De Courcy has a hard time juggling these many voices and keeping her own narrative distinct. On the one hand she slips into a kind of girlish enthusiasm at the fun of it all. On the other, she only glancingly refers to the oppressive boredom, frustration and depression that many women felt. There’s a definite dark side to the lives of these women, basically decorative accoutrements to their husbands’ careers, which goes mostly unexplored.

The story of Iris James, born in 1922, illustrates this. James was picked for an Oxford scholarship that her mother concealed from her in order to send her East to get married: a “crippling disadvantage was having a good brain.

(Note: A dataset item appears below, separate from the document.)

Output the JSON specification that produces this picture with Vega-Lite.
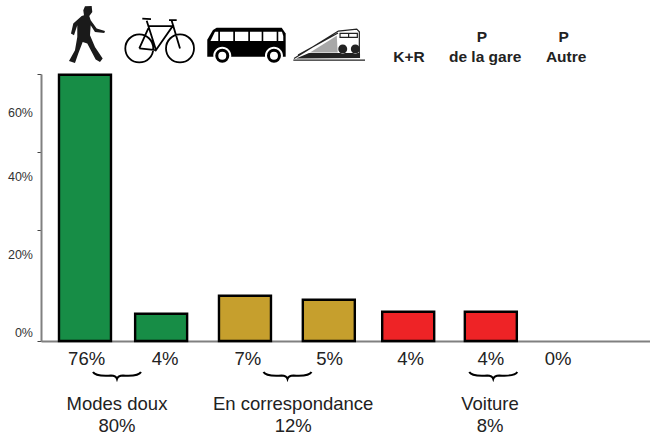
{"$schema":"https://vega.github.io/schema/vega-lite/v6.json","width":609,"height":267,"autosize":{"type":"none"},"padding":{"left":41,"top":74,"right":0,"bottom":94},"background":"white","config":{"view":{"stroke":null},"text":{"font":"Liberation Sans"}},
"datasets":{
"modes":[{"mode":"Marche","part":"76%","hauteur":68.3,"rang":1,"rangTexte":1.02,"niveau":-4.5,"couleur":"vert"},{"mode":"Vélo","part":"4%","hauteur":7.0,"rang":1.94,"rangTexte":1.99,"niveau":-4.5,"couleur":"vert"},{"mode":"Bus","part":"7%","hauteur":11.6,"rang":2.975,"rangTexte":3.01,"niveau":-4.5,"couleur":"or"},{"mode":"Train","part":"5%","hauteur":10.6,"rang":4.01,"rangTexte":4.02,"niveau":-4.5,"couleur":"or"},{"mode":"K+R","part":"4%","hauteur":7.5,"rang":4.99,"rangTexte":5.02,"niveau":-4.5,"couleur":"rouge"},{"mode":"P de la gare","part":"4%","hauteur":7.5,"rang":6.01,"rangTexte":6.01,"niveau":-4.5,"couleur":"rouge"},{"mode":"P Autre","part":"0%","hauteur":0,"rang":6.9,"rangTexte":6.84,"niveau":-4.5,"couleur":"rouge"}],
"groupes":[{"groupe":"Modes doux","total":"80%","rang":1.395,"rangAccolade":1.395,"niveauGroupe":-16.1,"niveauTotal":-21.8,"niveauAccolade":-8.85},{"groupe":"En correspondance","total":"12%","rang":3.57,"rangAccolade":3.5,"niveauGroupe":-16.1,"niveauTotal":-21.8,"niveauAccolade":-8.85},{"groupe":"Voiture","total":"8%","rang":6.0,"rangAccolade":6.04,"niveauGroupe":-16.1,"niveauTotal":-21.8,"niveauAccolade":-8.85}],
"entetes":[{"texte":"K+R","rang":5.0,"niveau":72.8},{"texte":"P","rang":5.9,"niveau":78},{"texte":"de la gare","rang":5.94,"niveau":72.8},{"texte":"P","rang":6.91,"niveau":78},{"texte":"Autre","rang":6.94,"niveau":72.8}],
"echelle":[{"texte":"60%","niveau":58.5,"rang":0.358},{"texte":"40%","niveau":42.05,"rang":0.358},{"texte":"20%","niveau":22.05,"rang":0.358},{"texte":"0%","niveau":2.05,"rang":0.358}],
"pieton":[{"rang":1,"niveau":78.2}],"velo":[{"rang":1.926,"niveau":77.2}],"bus":[{"rang":2.975,"niveau":77.2}],"train":[{"rang":4.025,"niveau":77.2}]
},
"data":{"name":"modes"},
"encoding":{"x":{"field":"rang","type":"quantitative","scale":{"domain":[0.457,7.975],"nice":false,"zero":false,"padding":0},"axis":{"title":null,"labels":false,"ticks":false,"grid":false,"domainColor":"#808080","domainWidth":2}},"y":{"field":"niveau","type":"quantitative","scale":{"domain":[0,68.5],"nice":false,"zero":false},"axis":{"title":null,"values":[0,28.5,48.5,68.5],"labels":false,"grid":false,"tickColor":"#444444","tickSize":4,"tickWidth":1,"domainColor":"#808080","domainWidth":2}}},
"layer":[
{"transform":[{"filter":"datum.hauteur > 0"}],"mark":{"type":"bar","width":52,"stroke":"#000000","strokeWidth":2.4},"encoding":{"y":{"field":"hauteur","type":"quantitative"},"color":{"field":"couleur","type":"nominal","legend":null,"scale":{"domain":["vert","or","rouge"],"range":["#178D46","#C69F2D","#EE2326"]}}}},
{"mark":{"type":"text","fontSize":18.5,"fill":"#222222","align":"center","baseline":"middle"},"encoding":{"x":{"field":"rangTexte","type":"quantitative"},"text":{"field":"part"}}},
{"data":{"name":"groupes"},"mark":{"type":"text","fontSize":18.5,"fill":"#222222","align":"center","baseline":"middle"},"encoding":{"y":{"field":"niveauGroupe","type":"quantitative"},"text":{"field":"groupe"}}},
{"data":{"name":"groupes"},"mark":{"type":"text","fontSize":18.5,"fill":"#222222","align":"center","baseline":"middle"},"encoding":{"y":{"field":"niveauTotal","type":"quantitative"},"text":{"field":"total"}}},
{"data":{"name":"groupes"},"mark":{"type":"point","filled":false,"opacity":1,"size":4,"stroke":"#000000","strokeWidth":2,"shape":"M-24 -3.5C-22 0.5 -14 0.5 -6 0C-3 0 -1 0.5 0 3.5C1 0.5 3 0 6 0C14 0.5 22 0.5 24 -3.5"},"encoding":{"x":{"field":"rangAccolade","type":"quantitative"},"y":{"field":"niveauAccolade","type":"quantitative"}}},
{"data":{"name":"entetes"},"mark":{"type":"text","fontSize":15.5,"fontWeight":"bold","fill":"#222222","align":"center","baseline":"middle"},"encoding":{"text":{"field":"texte"}}},
{"data":{"name":"echelle"},"mark":{"type":"text","fontSize":12.5,"fill":"#333333","align":"right","baseline":"middle"},"encoding":{"text":{"field":"texte"}}},
{"data":{"name":"pieton"},"mark":{"type":"point","filled":true,"opacity":1,"size":4,"fill":"#1a1a1a","stroke":null,"shape":"M0 -30L6.7 -30.3L7.3 -24.3L4.3 -20.3L5.7 -16L11.7 -7.7L20 -5.3L19.3 -3.3L10 -4.3L5.7 -11L5 -1L10 10.7L17.7 22.3L15 25.7L10.7 23.3L2.3 7.3L-2.3 5.7L-6.7 17.3L-10 26.7L-16 24.7L-10 14L-7.7 0.7L-7.7 -11L-11 -1L-14 -2.7L-11.7 -12.7L-3.3 -20.3L-1 -21L-1.7 -26Z"}},
{"data":{"name":"velo"},"mark":{"type":"point","filled":false,"opacity":1,"size":4,"stroke":"#000000","strokeWidth":1.8,"shape":"M-34.7 8.3a14 14 0 1 0 28 0a14 14 0 1 0 -28 0M6 8.3a14 14 0 1 0 28 0a14 14 0 1 0 -28 0M-13.3 -19.3L-4 10L12.7 -14L-11 -14M-20.7 8.3L-4 10M-20.7 8.3L-11.7 -11.7M11.7 -19.3L20 8.3M9 -20L16.7 -20M-17.7 -21.5L-9 -21"}},
{"data":{"name":"bus"},"mark":{"type":"point","filled":true,"opacity":1,"size":4,"fill":"#000000","stroke":null,"shape":"M-37.7 16.7L-37.7 -0.3L-32 -10L-28.3 -12.3L36.7 -12.3L40.7 -6.7L40.7 16.7Z"}},
{"data":{"name":"bus"},"mark":{"type":"point","filled":true,"opacity":1,"size":4,"fill":"#FFFFFF","stroke":null,"shape":"M-34.5 1L-30 -8.3L-26.7 -8.3L-26.7 1ZM-25 -8.3L-11.7 -8.3L-11.7 1L-25 1ZM-10 -8.3L3.3 -8.3L3.3 1L-10 1ZM5 -8.3L16.7 -8.3L16.7 1L5 1ZM18.3 -8.3L31.7 -8.3L31.7 1L18.3 1ZM33.3 -8.3L37 -8.3L38.3 -4L38.3 1L33.3 1ZM-31.7 15.7a9 9 0 1 0 18 0a9 9 0 1 0 -18 0M20 15.7a9 9 0 1 0 18 0a9 9 0 1 0 -18 0"}},
{"data":{"name":"bus"},"mark":{"type":"point","filled":false,"opacity":1,"size":4,"stroke":"#000000","strokeWidth":3,"shape":"M-28.2 15.7a5.5 5.5 0 1 0 11 0a5.5 5.5 0 1 0 -11 0M23.5 15.7a5.5 5.5 0 1 0 11 0a5.5 5.5 0 1 0 -11 0"}},
{"data":{"name":"train"},"mark":{"type":"point","filled":true,"opacity":1,"size":4,"fill":"#A8A8A8","stroke":null,"shape":"M-20 12.3L6.7 -4.3L7.7 12.3Z"}},
{"data":{"name":"train"},"mark":{"type":"point","filled":true,"opacity":1,"size":4,"fill":"#222222","stroke":null,"shape":"M-34 18.5L-21 13L30 13L30 18ZM8.2 9a4.5 4.5 0 1 0 9 0a4.5 4.5 0 1 0 -9 0M20.8 9a4.5 4.5 0 1 0 9 0a4.5 4.5 0 1 0 -9 0"}},
{"data":{"name":"train"},"mark":{"type":"point","filled":false,"opacity":1,"size":4,"stroke":"#222222","strokeWidth":1.2,"shape":"M-36 18.5L8.3 -9L26.7 -11L29.3 -8.3L29.3 16.7M-36.7 20L35 20M10 -6.7L27.3 -6.7L27.3 -2.7L10 -2.7ZM18.6 -6.7L18.6 -2.7M-32 15L8 -7"}}
]}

Men hated clever women, my mother never ceased to point out".

“If there is a hell for me," James writes, with a black humour that is lacking from much of this book, “it’ll be an endless day in a club in the North Indian state of Assam; a day of staring through dazzling white dust at men galloping about on polo grounds; of sitting in sterile circles drinking gin with their wives; of bouncing stickily round an un-sprung dance floor, clutched to their soggy shirts, of finally being driven home at night by one of them, peering woozily over the wheel, tipping over villagers in bullock carts into the ditch."